E nos permite que também nós
tratemos Deus por “Abbá”, Pai, paizinho, ao ensinar-nos o “Pai-nosso”. De
qualquer maneira não tenho ideia de inicialmente ter percebido que aquele “nosso”
do Pai-nosso não era um adjectivo majestático mas uma real extensão a todos da
sua qualidade de filhos de Deus. Foi noutro contexto que eu interiorizei essa
ideia. Talvez porque o Pai-nosso era uma oração tão repetida que eu a dizia sem
pensar. Este era um dos perigos da catequese do “meu tempo”: decorar fórmulas
de que não sabíamos o significado; memorizar a letra da doutrina sem descer ao
espírito, repetir e “saber de cor a doutrina”. Ainda me lembro de ficar perplexo
por Deus “ser encarnado” e não de outra cor qualquer. Parece anedótico, mas não
é. Durante algum tempo também me era difícil de entender porque seria Nossa Senhora
bendita “em três (entre) mulheres”. Por que apenas entre três mulheres e que
mulheres? Felizmente que estes casos concretos rapidamente se esclareceram. Mas
estes são exemplos ridículos de muitos outros não tão ridículos que me/nos
foram ficando da catequese da minha infância. Muita ganga foi preciso tirar
para chegar ao miolo, ao essencial. Como poderia viver-se um cristianismo a
sério nesses tempos?!
Mais tarde, encontrei passagens nas
quais S. Paulo explicava esta “extensão” do Pai a todos nós. Na carta aos
romanos: “Todos os que são movidos pelo Espírito de Deus são filhos de Deus. Na
verdade, vós não recebestes um espírito de escravos para cair de novo no temor;
recebeste, pelo contrário, um espírito de filhos adoptivos, pelo qual chamamos «Abbá, Pai». O próprio Espírito atesta,
em união com o nosso espírito, que somos filhos de Deus e, se somos filhos,
somos também herdeiros. Herdeiros de Deus e co-herdeiros de Cristo, pois
sofremos com Ele para também com Ele sermos glorificados” (Rom 8,14-17). Na carta
aos gálatas: “Mas, ao chegar a plenitude dos tempos, Deus enviou o seu Filho,
nascido de mulher, submetido à Lei para remir os que estavam sob a Lei a fim de
que recebêssemos a adopção filial.
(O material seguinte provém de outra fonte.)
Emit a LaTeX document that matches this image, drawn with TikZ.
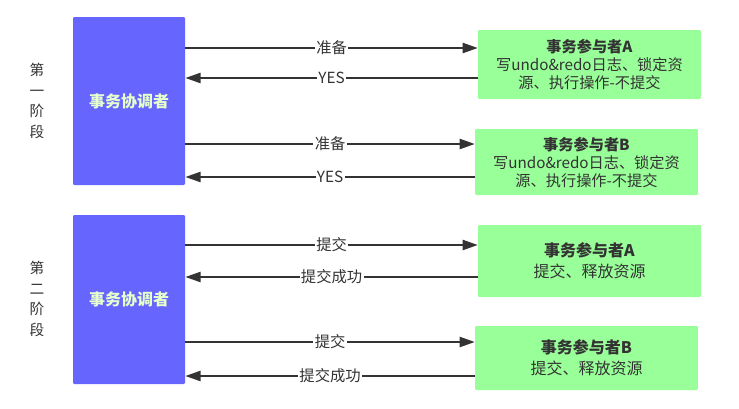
\documentclass[tikz,border=0pt]{standalone}
\usepackage{fontspec}
\setmainfont{Noto Sans CJK SC}
\usetikzlibrary{arrows.meta,positioning}
\definecolor{coordblue}{HTML}{6666FF}
\definecolor{partgreen}{HTML}{99FF99}
\definecolor{inkgray}{HTML}{333333}
\definecolor{palelime}{HTML}{E6FFCC}

\begin{document}
\begin{tikzpicture}[x=0.75pt, y=-0.75pt,
  coord/.style={fill=coordblue, rounded corners=0.8pt, minimum width=84pt, inner sep=0pt,
    text=palelime, font=\bfseries\fontsize{12}{14}\selectfont},
  part/.style={fill=partgreen, rounded corners=0.8pt, minimum width=167pt, inner sep=0pt,
    align=center, text=inkgray},
  small/.style={font=\fontsize{11.4}{13.5}\selectfont},
  large/.style={font=\fontsize{12}{15.5}\selectfont},
  msg/.style={draw=inkgray, line width=1.8pt, -{Triangle[length=11.5pt,width=7.5pt]}},
  lbl/.style={fill=white, inner xsep=1pt, inner ysep=0pt, text=inkgray,
    font=\fontsize{11.5}{13}\selectfont},
  phase/.style={align=center, text=inkgray, font=\fontsize{11}{15.5}\selectfont}]
\useasboundingbox (0,0) rectangle (739,408);
% phase one
\node[phase] (p1) at (37,101) {第\\一\\阶\\段};
\node[coord, minimum height=126pt] (c1) at (129,101) {事务协调者};
\node[part, small, minimum height=51.75pt] (a1) at (589.5,64.5)
  {\textbf{事务参与者A}\\写undo\&redo日志、锁定资\\源、执行操作-不提交};
\node[part, small, minimum height=49.5pt] (b1) at (586.5,162)
  {\textbf{事务参与者B}\\写undo\&redo日志、锁定资\\源、执行操作-不提交};
\draw[msg] (c1.east |- 0,48) -- node[lbl] {准备} (a1.west |- 0,48);
\draw[msg] (a1.west |- 0,78) -- node[lbl] {YES} (c1.east |- 0,78);
\draw[msg] (c1.east |- 0,144) -- node[lbl] {准备} (b1.west |- 0,144);
\draw[msg] (b1.west |- 0,177) -- node[lbl] {YES} (c1.east |- 0,177);
% phase two
\node[phase] (p2) at (37,299) {第\\二\\阶\\段};
\node[coord, minimum height=126.75pt] (c2) at (129,299.5) {事务协调者};
\node[part, large, minimum height=54pt] (a2) at (589.5,261)
  {\textbf{事务参与者A}\\提交、释放资源};
\node[part, large, minimum height=48pt] (b2) at (586.5,358)
  {\textbf{事务参与者B}\\提交、释放资源};
\draw[msg] (c2.east |- 0,245) -- node[lbl] {提交} (a2.west |- 0,245);
\draw[msg] (a2.west |- 0,277) -- node[lbl] {提交成功} (c2.east |- 0,277);
\draw[msg] (c2.east |- 0,342) -- node[lbl] {提交} (b2.west |- 0,342);
\draw[msg] (b2.west |- 0,376) -- node[lbl] {提交成功} (c2.east |- 0,376);
\end{tikzpicture}
\end{document}
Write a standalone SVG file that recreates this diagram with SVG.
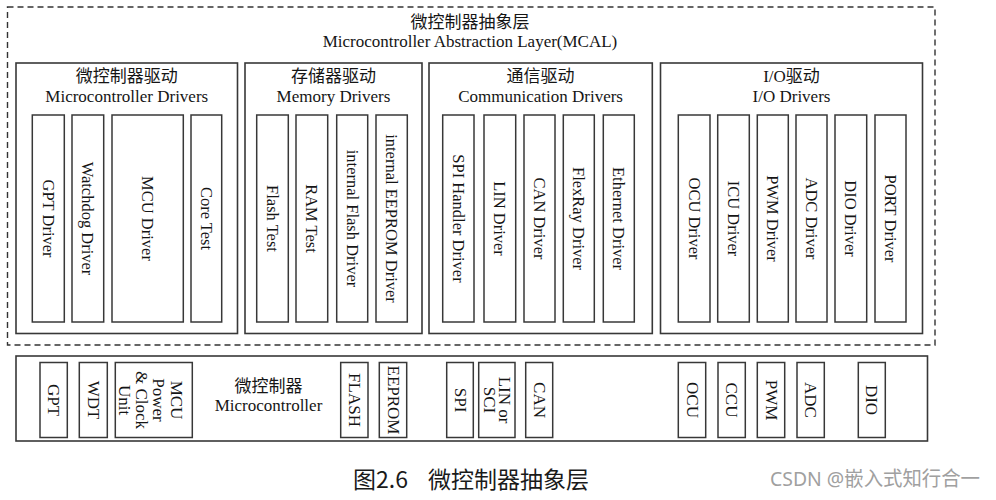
<svg xmlns="http://www.w3.org/2000/svg" width="996" height="500" viewBox="0 0 996 500">
<style>
.bx{fill:none;stroke:#383838;stroke-width:1.6}
.ib{fill:#fff;stroke:#383838;stroke-width:1.5}
.dash{fill:none;stroke:#333;stroke-width:1.4;stroke-dasharray:6 4}
text{font-family:"Liberation Serif","Noto Sans CJK SC",serif;fill:#151515}
.h{font-size:17px;text-anchor:middle}
.v{font-size:16.5px;text-anchor:middle;dominant-baseline:central}
.vl{font-size:17px;text-anchor:middle;dominant-baseline:central}
.cap{font-family:"Noto Sans CJK SC","Noto Sans",sans-serif;font-size:23px;fill:#1a1a1a}
.wm{font-family:"Noto Sans","Noto Sans CJK SC",sans-serif;font-size:20px;fill:#a0a0a0}
</style>
<rect width="996" height="500" fill="#fff"/>

<g id="mcal">
<rect class="dash" x="7.5" y="7" width="927.5" height="338"/>
<text class="h" x="470" y="28">微控制器抽象层</text>
<text class="h" x="470" y="47">Microcontroller Abstraction Layer(MCAL)</text>
</g>

<g id="mcu-drivers">
<rect class="bx" x="16" y="63" width="221.5" height="270.5"/>
<text class="h" x="126.75" y="82">微控制器驱动</text>
<text class="h" x="126.75" y="102">Microcontroller Drivers</text>
<g id="gpt-driver"><rect class="ib" x="32.3" y="115" width="32" height="207"/><text class="v" transform="translate(48.3,218.5) rotate(90)">GPT Driver</text></g>
<g id="watchdog-driver"><rect class="ib" x="72" y="115" width="31.7" height="207"/><text class="v" transform="translate(87.85,218.5) rotate(90)">Watchdog Driver</text></g>
<g id="mcu-driver"><rect class="ib" x="112" y="115" width="71.3" height="207"/><text class="v" transform="translate(147.65,218.5) rotate(90)">MCU Driver</text></g>
<g id="core-test"><rect class="ib" x="191" y="115" width="30.7" height="207"/><text class="v" transform="translate(206.35,218.5) rotate(90)">Core Test</text></g>
</g>

<g id="memory-drivers">
<rect class="bx" x="245" y="63" width="177" height="270.5"/>
<text class="h" x="333.5" y="82">存储器驱动</text>
<text class="h" x="333.5" y="102">Memory Drivers</text>
<g id="flash-test"><rect class="ib" x="256.7" y="115" width="31.6" height="207"/><text class="v" transform="translate(272.5,218.5) rotate(90)">Flash Test</text></g>
<g id="ram-test"><rect class="ib" x="296" y="115" width="31.7" height="207"/><text class="v" transform="translate(311.85,218.5) rotate(90)">RAM Test</text></g>
<g id="int-flash-driver"><rect class="ib" x="336.7" y="115" width="31" height="207"/><text class="v" transform="translate(352.2,218.5) rotate(90)">internal Flash Driver</text></g>
<g id="int-eeprom-driver"><rect class="ib" x="376" y="115" width="31.3" height="207"/><text class="v" transform="translate(391.65,218.5) rotate(90)">internal EEPROM Driver</text></g>
</g>

<g id="comm-drivers">
<rect class="bx" x="429" y="63" width="223.3" height="270.5"/>
<text class="h" x="540.6" y="82">通信驱动</text>
<text class="h" x="540.6" y="102">Communication Drivers</text>
<g id="spi-handler-driver"><rect class="ib" x="442.7" y="115" width="31.3" height="207"/><text class="v" transform="translate(458.35,218.5) rotate(90)">SPI Handler Driver</text></g>
<g id="lin-driver"><rect class="ib" x="484" y="115" width="31.7" height="207"/><text class="v" transform="translate(499.85,218.5) rotate(90)">LIN Driver</text></g>
<g id="can-driver"><rect class="ib" x="524" y="115" width="31" height="207"/><text class="v" transform="translate(539.5,218.5) rotate(90)">CAN Driver</text></g>
<g id="flexray-driver"><rect class="ib" x="563.3" y="115" width="31" height="207"/><text class="v" transform="translate(578.8,218.5) rotate(90)">FlexRay Driver</text></g>
<g id="ethernet-driver"><rect class="ib" x="603.3" y="115" width="31" height="207"/><text class="v" transform="translate(618.8,218.5) rotate(90)">Ethernet Driver</text></g>
</g>

<g id="io-drivers">
<rect class="bx" x="660.5" y="63" width="262" height="270.5"/>
<text class="h" x="791.5" y="82">I/O驱动</text>
<text class="h" x="791.5" y="102">I/O Drivers</text>
<g id="ocu-driver"><rect class="ib" x="678.3" y="115" width="31.7" height="207"/><text class="v" transform="translate(694.15,218.5) rotate(90)">OCU Driver</text></g>
<g id="icu-driver"><rect class="ib" x="717.7" y="115" width="31.6" height="207"/><text class="v" transform="translate(733.5,218.5) rotate(90)">ICU Driver</text></g>
<g id="pwm-driver"><rect class="ib" x="757.3" y="115" width="31" height="207"/><text class="v" transform="translate(772.8,218.5) rotate(90)">PWM Driver</text></g>
<g id="adc-driver"><rect class="ib" x="796" y="115" width="31" height="207"/><text class="v" transform="translate(811.5,218.5) rotate(90)">ADC Driver</text></g>
<g id="dio-driver"><rect class="ib" x="835" y="115" width="31.7" height="207"/><text class="v" transform="translate(850.85,218.5) rotate(90)">DIO Driver</text></g>
<g id="port-driver"><rect class="ib" x="875" y="115" width="31" height="207"/><text class="v" transform="translate(890.5,218.5) rotate(90)">PORT Driver</text></g>
</g>

<g id="microcontroller">
<rect class="bx" x="16" y="356" width="911.5" height="85"/>
<text class="h" x="268.5" y="392">微控制器</text>
<text class="h" x="268.5" y="411">Microcontroller</text>
<g id="hw-gpt"><rect class="ib" x="40" y="362.5" width="27.3" height="75"/><text class="vl" transform="translate(53.65,400) rotate(90)">GPT</text></g>
<g id="hw-wdt"><rect class="ib" x="79.3" y="362.5" width="28" height="75"/><text class="vl" transform="translate(93.3,400) rotate(90)">WDT</text></g>
<g id="hw-mcu"><rect class="ib" x="115.3" y="362.5" width="77" height="75"/>
<text class="vl" transform="translate(176,400) rotate(90)">MCU</text>
<text class="vl" transform="translate(158.7,400) rotate(90)">Power</text>
<text class="vl" transform="translate(141.3,400) rotate(90)">&amp; Clock</text>
<text class="vl" transform="translate(124,400) rotate(90)">Unit</text></g>
<g id="hw-flash"><rect class="ib" x="340.7" y="362.5" width="27.3" height="75"/><text class="vl" transform="translate(354.35,400) rotate(90)">FLASH</text></g>
<g id="hw-eeprom"><rect class="ib" x="379.3" y="362.5" width="27.4" height="75"/><text class="vl" transform="translate(393,400) rotate(90)">EEPROM</text></g>
<g id="hw-spi"><rect class="ib" x="446.7" y="362.5" width="26.6" height="75"/><text class="vl" transform="translate(460,400) rotate(90)">SPI</text></g>
<g id="hw-lin-sci"><rect class="ib" x="478.7" y="362.5" width="36.3" height="75"/>
<text class="vl" transform="translate(504,400) rotate(90)">LIN or</text>
<text class="vl" transform="translate(489,400) rotate(90)">SCI</text></g>
<g id="hw-can"><rect class="ib" x="525.7" y="362.5" width="27" height="75"/><text class="vl" transform="translate(539.2,400) rotate(90)">CAN</text></g>
<g id="hw-ocu"><rect class="ib" x="678.3" y="362.5" width="27.4" height="75"/><text class="vl" transform="translate(692,400) rotate(90)">OCU</text></g>
<g id="hw-ccu"><rect class="ib" x="718" y="362.5" width="27.3" height="75"/><text class="vl" transform="translate(731.65,400) rotate(90)">CCU</text></g>
<g id="hw-pwm"><rect class="ib" x="757.3" y="362.5" width="27.4" height="75"/><text class="vl" transform="translate(771,400) rotate(90)">PWM</text></g>
<g id="hw-adc"><rect class="ib" x="797" y="362.5" width="27.3" height="75"/><text class="vl" transform="translate(810.65,400) rotate(90)">ADC</text></g>
<g id="hw-dio"><rect class="ib" x="858.3" y="362.5" width="27" height="75"/><text class="vl" transform="translate(871.8,400) rotate(90)">DIO</text></g>
</g>

<g id="connectors"></g>

<text class="cap" y="488"><tspan x="353">图2.6　</tspan><tspan x="428">微控制器抽象层</tspan></text>
<text class="wm" x="770" y="486" textLength="210" lengthAdjust="spacingAndGlyphs">CSDN @嵌入式知行合一</text>
</svg>
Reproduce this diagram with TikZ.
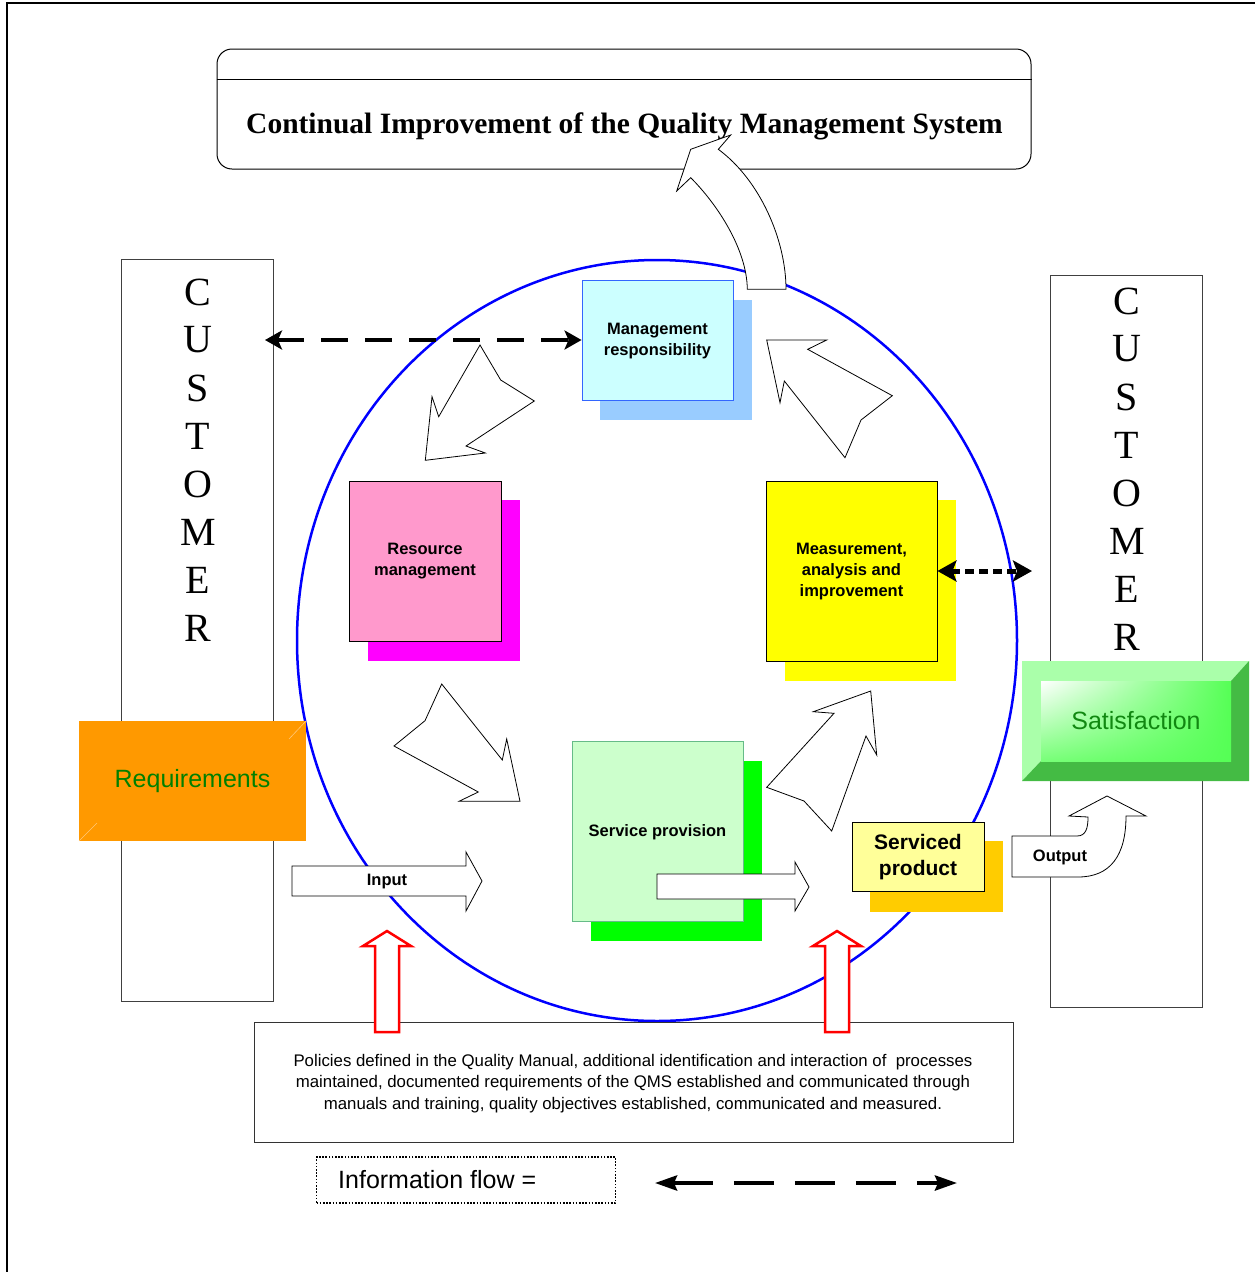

E, porque sois filhos, Deus enviou aos
nossos corações o Espírito de seu Filho, que clama «Abbá, Pai», de modo que já não és escravo, mas filho; e, se és
filho, também és herdeiros, pela graça de Deus” (Gal 4,4-7).
Uma outra ideia que nestas
passagens me chamou a atenção foi a da passar de servos/escravos (no grego, doulos) que têm medo a filhos que têm amor.
Aos filhos dá-se mais que aos servos: “Pois Deus não nos deu um espírito de
timidez (ou melhor, cobardia: deilía),
mas de fortaleza, amor e domínio próprio. Portanto não te envergonhes de dar
testemunho de nosso Senhor” (2Tim 1,7-8a).
E chamou-me a atenção porque eu
utilizava muitas a palavra de Lucas: “Somos servos (escravos, mas não se pode
seguir sempre uma tradução literal!) inúteis, que fizemos o que tínhamos de
fazer” (Lc 17,10). Não gostei, a princípio, daquele “inúteis”, mas acabei por
assumir a situação como disponibilidade para cumprir a vontade de Deus. Mas
havia aqui coisas que não percebia. E fiquei a saber que ler a Bíblia poderia
tornar-se um exercício complicado. Mas nem por isso deixava de ser a Palavra de
Deus, que me animava, me dava forças e segurança.
Alguns anos depois de ter saído
do Seminário, voltei lá para ir fazendo algumas cadeiras. E escolhi começar
pelas que tratavam das várias secções da Bíblia. Claro que não fiquei a saber
muito mais, até porque não as fiz todas pois entretanto surgiram afazeres familiares
que me impediram de continuar. Mas ajudou-me um pouquinho.